Not Dead

But our TV died and I spent the day acquiring and setting up the new one. It’s a joy beyond compare, it is.

I’m off – I likely won’t be back on today so asking me questions about the TV won’t do you any good. I’ll post pictures when it’s ready to go.

21 Comments on “Not Dead”

  1. Same thing happened to me last month: a few days without TV gave me the heebiejeebies. Alas, as I’m no US resident, I couldn’t check Stargate: Universe episodes online. But I survived.

  2. I once went three months without a TV back when I got robbed and was poor due to a bad combination of stupidity and credit cards. That was long before the days of Hulu and Netflix streaming.

    Now…now I rarely watch TV. I don’t say that in the sniffy arrogant pseudointellectual manner. What I mean is that, between video games, streaming video to my computer, and other non-highbrow distractions, I just rarely ever watch the big box in the living room called “TV” anymore.

    (Of course, we’d replace a lost one immediately. My wife needs her “What Not to Wear” and my kid needs his “Curious George”.)

  3. What!?! You went out and purchased a TV set without consulting us, your loyal fan base? Robbing us of the opportunity to inundate you with endless, useless advice on what brands to avoid, number of inputs, refresh rate, etc.!?! For shame, sir, for shame!!!

  4. Josh,

    You’re on the website of man who gave us pictures of flooring… at least the TV is tech. :)

  5. I’m still using the same 27″ color TV I bought for $99 on New Year’s Day, 1992. In 18 years, it hasn’t died. Someday, I’ll get one a them new-fangled flat screen thingys, but no need yet.

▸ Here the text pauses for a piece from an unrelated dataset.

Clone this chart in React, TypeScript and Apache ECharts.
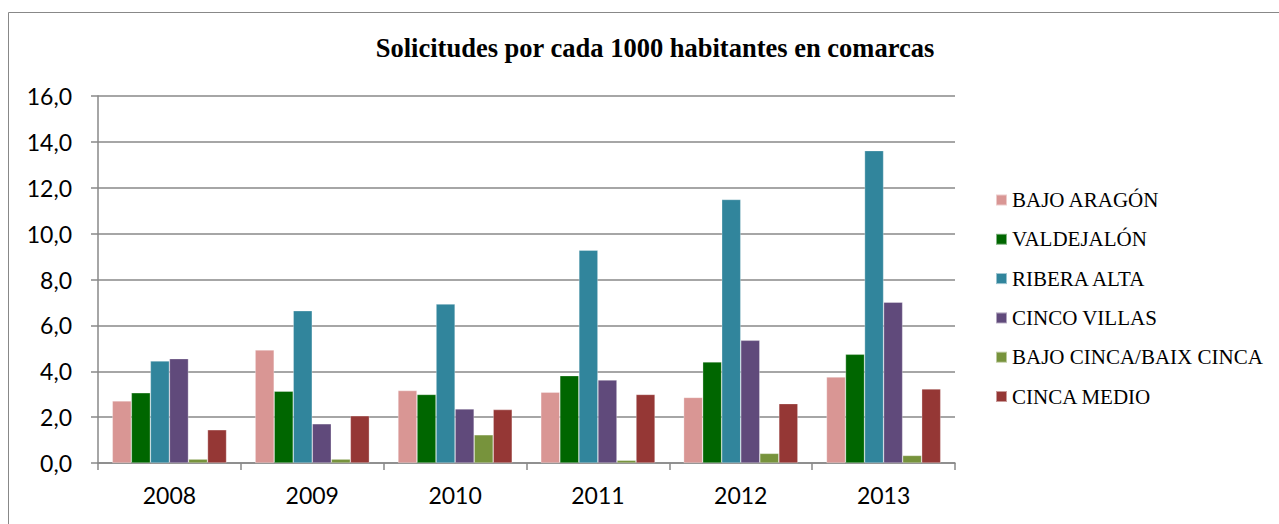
import React, { useEffect, useRef } from "react";
import * as echarts from "echarts";

const categories = ["2008", "2009", "2010", "2011", "2012", "2013"];
const seriesNames = [
  "BAJO ARAGÓN",
  "VALDEJALÓN",
  "RIBERA ALTA",
  "CINCO VILLAS",
  "BAJO CINCA/BAIX CINCA",
  "CINCA MEDIO",
];
const bajoAragon = [2.71, 4.93, 3.16, 3.09, 2.86, 3.75];
const valdejalon = [3.06, 3.13, 2.99, 3.81, 4.41, 4.74];
const riberaAlta = [4.45, 6.64, 6.93, 9.28, 11.49, 13.62];
const cincoVillas = [4.55, 1.71, 2.36, 3.62, 5.35, 7.01];
const bajoCinca = [0.17, 0.17, 1.23, 0.12, 0.42, 0.33];
const cincaMedio = [1.45, 2.06, 2.33, 2.99, 2.59, 3.23];
const colors = ["#D99694", "#006600", "#31859C", "#604A7B", "#77933C", "#953735"];
const titleText = "Solicitudes por cada 1000 habitantes en comarcas";

export default function App() {
  const ref = useRef<HTMLDivElement>(null);
  useEffect(() => {
    if (!ref.current) return;
    const chart = echarts.init(ref.current, null, { renderer: "svg" });
    const values = [bajoAragon, valdejalon, riberaAlta, cincoVillas, bajoCinca, cincaMedio];
    const axisFont = "Lato, 'Open Sans', sans-serif";
    chart.setOption({
      animation: false,
      backgroundColor: "#ffffff",
      title: {
        text: titleText,
        left: 650,
        textAlign: "center",
        top: 29,
        textStyle: {
          fontFamily: "'Liberation Serif', 'Times New Roman', serif",
          fontWeight: "bold",
          fontSize: 26.5,
          color: "#000",
        },
      },
      graphic: [
        {
          type: "rect",
          shape: { x: 8.5, y: 12.5, width: 1400, height: 700 },
          style: { fill: "none", stroke: "#888888", lineWidth: 1 },
          silent: true,
        },
      ],
      legend: {
        orient: "vertical",
        left: 990,
        top: 184,
        itemWidth: 11,
        itemHeight: 11,
        itemGap: 17.3,
        icon: "rect",
        data: seriesNames,
        textStyle: {
          fontFamily: "'Liberation Serif', 'Times New Roman', serif",
          fontSize: 21,
          color: "#000",
          lineHeight: 22,
        },
      },
      grid: { left: 98, right: 324, top: 96, bottom: 61 },
      xAxis: {
        type: "category",
        data: categories,
        axisLine: { show: true, lineStyle: { color: "#888888", width: 1.5 } },
        axisTick: { show: true, length: 7, lineStyle: { color: "#888888", width: 1.5 } },
        axisLabel: { fontFamily: axisFont, fontSize: 23, color: "#000", margin: 20 },
      },
      yAxis: {
        type: "value",
        min: 0,
        max: 16,
        interval: 2,
        axisLine: { show: true, lineStyle: { color: "#888888", width: 1.5 } },
        axisTick: { show: true, length: 7, lineStyle: { color: "#888888", width: 1.5 } },
        splitLine: { show: true, lineStyle: { color: "#888888", width: 1.5 } },
        axisLabel: {
          fontFamily: axisFont,
          fontSize: 23,
          color: "#000",
          margin: 26,
          formatter: (v: number) => v.toFixed(1).replace(".", ","),
        },
      },
      series: seriesNames.map((name, i) => ({
        name,
        type: "bar",
        data: values[i],
        barGap: "0%",
        barCategoryGap: "20%",
        itemStyle: {
          color: colors[i],
          borderColor: "rgba(255,255,255,0.5)",
          borderWidth: 0.6,
        },
      })),
    });
    return () => chart.dispose();
  }, []);
  return (
    <div
      ref={ref}
      style={{ position: "fixed", left: 0, top: 0, width: 1279, height: 524 }}
    />
  );
}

  6. Appliance jealously. I saw it a lot when I worked in an appliance shop. A customer would buy a new washing machine, and the dryer would quit a week later. Put in a new range, and the microwave would die. Get a VCR and the TV would fizzle. Appliances could be so petty.

    Since you have a house full of pretty new flooring, you’re probably going to have to replace everything electrical over the next couple of months.

  7. Are there any issues getting rid of the old one? In several parts of Sydney recently they’ve banned dumping old TVs and computers, etc. at the local dumps for environmental reasons.

    Unfortunately they have so far failed to provide an alternative recycling scheme (local vs state vs Federal shenanigans, shocking eh?), at just the time when everyone is replacing their old analog sets with pretty new digital flat screens. And so the the streets are slowly filling with dead and broken CRT screen TVs, dumped on corners and in available bushland by their owners, who can’t figure out what else to do with them (having often spent $1,000+ on a new monster HD set they naturally refuse to pay $30 to have the old one removed by a commercial outfit).

    Meanwhile the environment is in a darkened corner somewhere weeping softly.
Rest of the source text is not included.